◆ What the exercise asks
Return the material exactly, first line through the line containing "ya.minor_tick_out = 0", and nothing more. Pictures stay out.

◆ Supplied information
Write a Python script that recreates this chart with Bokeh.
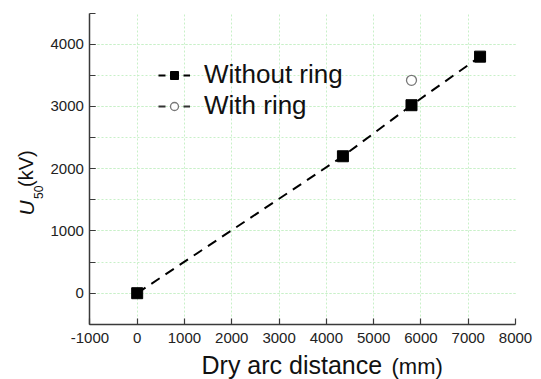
import math
from bokeh.plotting import figure
from bokeh.models import (ColumnDataSource, SingleIntervalTicker, Range1d, Legend,
                          LegendItem, Label, PrintfTickFormatter)
from bokeh.embed import file_html
from bokeh.resources import INLINE

# ---- data ----
without_x = [0, 4350, 5800, 7250]
without_y = [0, 2200, 3020, 3800]
with_x = [5800]
with_y = [3420]
label_without = "Without ring"
label_with = "With ring"
x_title_main = "Dry arc distance"
x_title_unit = "(mm)"
y_title_sym = "U"
y_title_sub = "50"
y_title_unit = "(kV)"
x_bounds = (-1000, 8000)
y_bounds = (-500, 4500)

FONT = "Liberation Sans"
W, H = 541, 379

# frame covers whole canvas; axes are placed at fixed locations inside it
p = figure(width=W, height=H, output_backend="svg", toolbar_location=None,
           x_range=Range1d(-2890, 8549), y_range=Range1d(-1386, 4702),
           min_border_left=0, min_border_right=0, min_border_top=0, min_border_bottom=0)
p.outline_line_color = None
p.background_fill_color = "white"
p.border_fill_color = "white"

xa, ya = p.xaxis[0], p.yaxis[0]
xa.fixed_location = y_bounds[0]
ya.fixed_location = x_bounds[0]
xa.bounds = x_bounds
ya.bounds = y_bounds
for ax in (xa, ya):
    ax.axis_line_color = "#3a3a3a"
    ax.axis_line_width = 1.5
    ax.major_tick_line_color = "#3a3a3a"
    ax.major_tick_line_width = 1.2
    ax.major_tick_in = 6
    ax.major_tick_out = 0
    ax.major_label_text_font = FONT
    ax.major_label_text_font_size = "15px"
    ax.major_label_text_color = "#222222"
    ax.formatter = PrintfTickFormatter(format="%d")
xa.major_label_standoff = 9
ya.major_label_standoff = 6

xa.ticker = SingleIntervalTicker(interval=1000, num_minor_ticks=0)
xa.minor_tick_line_color = None
ya.ticker = SingleIntervalTicker(interval=1000, num_minor_ticks=2)
ya.minor_tick_line_color = "#3a3a3a"
ya.minor_tick_line_width = 1.2
ya.minor_tick_in = 6
ya.minor_tick_out = 0

# grid
grid_col = "#c8f0c8"
xg, yg = p.xgrid[0], p.ygrid[0]
xg.bounds = (x_bounds[0], 7500)
yg.bounds = (y_bounds[0], 4400)
xg.cross_bounds = y_bounds
yg.cross_bounds = x_bounds
xg.grid_line_color = grid_col
xg.grid_line_dash = "2 2"
yg.grid_line_color = grid_col
yg.grid_line_dash = "2 2"
yg.minor_grid_line_color = grid_col
yg.minor_grid_line_dash = "2 2"

src_wo = ColumnDataSource(dict(x=without_x, y=without_y))
src_w = ColumnDataSource(dict(x=with_x, y=with_y))

p.line("x", "y", source=src_wo, line_color="black", line_width=2, line_dash="10 7")
sq = p.scatter("x", "y", source=src_wo, marker="square", size=11,
               fill_color="black", line_color="black")
ci = p.scatter("x", "y", source=src_w, marker="circle", size=10,
               fill_color="white", line_color="#777777", line_width=1.3)

# legend-only dashed lines (single NaN point: draws nothing in the plot)
nan_src = ColumnDataSource(dict(x=[float("nan")], y=[float("nan")]))
leg_l1 = p.line("x", "y", source=nan_src, line_color="black", line_width=2, line_dash="7 18")
leg_l2 = p.line("x", "y", source=nan_src, line_color="#333333", line_width=2, line_dash="7 18")

legend = Legend(items=[LegendItem(label=label_without, renderers=[leg_l1, sq]),
                       LegendItem(label=label_with, renderers=[leg_l2, ci])],
                location=(158, 258), glyph_width=32, glyph_height=20, label_height=20,
                spacing=0, padding=0, margin=0, label_standoff=14,
                label_text_font=FONT, label_text_font_size="26px",
                label_text_color="#111111", border_line_color=None,
                background_fill_alpha=0)
p.add_layout(legend, "center")

# axis titles (canvas-relative screen units, y measured from bottom, centred on anchor)
common = dict(x_units="screen", y_units="screen", text_font=FONT, text_color="#111111",
              text_baseline="middle", text_align="left")
p.add_layout(Label(x=201, y=14.5, text=x_title_main, text_font_size="25px", **common))
p.add_layout(Label(x=391, y=13.5, text=x_title_unit, text_font_size="22px", **common))
p.add_layout(Label(x=25.5, y=164, text=y_title_sym, text_font_size="21px",
                   text_font_style="italic", angle=math.pi / 2, **common))
p.add_layout(Label(x=37.5, y=180.5, text=y_title_sub, text_font_size="12px",
                   angle=math.pi / 2, **common))
p.add_layout(Label(x=25, y=192.5, text=y_title_unit, text_font_size="20px",
                   angle=math.pi / 2, **common))

open("out.html", "w").write(file_html(p, INLINE))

◆ Answer for the task
Write a Python script that recreates this chart with Bokeh.
import math
from bokeh.plotting import figure
from bokeh.models import (ColumnDataSource, SingleIntervalTicker, Range1d, Legend,
                          LegendItem, Label, PrintfTickFormatter)
from bokeh.embed import file_html
from bokeh.resources import INLINE

# ---- data ----
without_x = [0, 4350, 5800, 7250]
without_y = [0, 2200, 3020, 3800]
with_x = [5800]
with_y = [3420]
label_without = "Without ring"
label_with = "With ring"
x_title_main = "Dry arc distance"
x_title_unit = "(mm)"
y_title_sym = "U"
y_title_sub = "50"
y_title_unit = "(kV)"
x_bounds = (-1000, 8000)
y_bounds = (-500, 4500)

FONT = "Liberation Sans"
W, H = 541, 379

# frame covers whole canvas; axes are placed at fixed locations inside it
p = figure(width=W, height=H, output_backend="svg", toolbar_location=None,
           x_range=Range1d(-2890, 8549), y_range=Range1d(-1386, 4702),
           min_border_left=0, min_border_right=0, min_border_top=0, min_border_bottom=0)
p.outline_line_color = None
p.background_fill_color = "white"
p.border_fill_color = "white"

xa, ya = p.xaxis[0], p.yaxis[0]
xa.fixed_location = y_bounds[0]
ya.fixed_location = x_bounds[0]
xa.bounds = x_bounds
ya.bounds = y_bounds
for ax in (xa, ya):
    ax.axis_line_color = "#3a3a3a"
    ax.axis_line_width = 1.5
    ax.major_tick_line_color = "#3a3a3a"
    ax.major_tick_line_width = 1.2
    ax.major_tick_in = 6
    ax.major_tick_out = 0
    ax.major_label_text_font = FONT
    ax.major_label_text_font_size = "15px"
    ax.major_label_text_color = "#222222"
    ax.formatter = PrintfTickFormatter(format="%d")
xa.major_label_standoff = 9
ya.major_label_standoff = 6

xa.ticker = SingleIntervalTicker(interval=1000, num_minor_ticks=0)
xa.minor_tick_line_color = None
ya.ticker = SingleIntervalTicker(interval=1000, num_minor_ticks=2)
ya.minor_tick_line_color = "#3a3a3a"
ya.minor_tick_line_width = 1.2
ya.minor_tick_in = 6
ya.minor_tick_out = 0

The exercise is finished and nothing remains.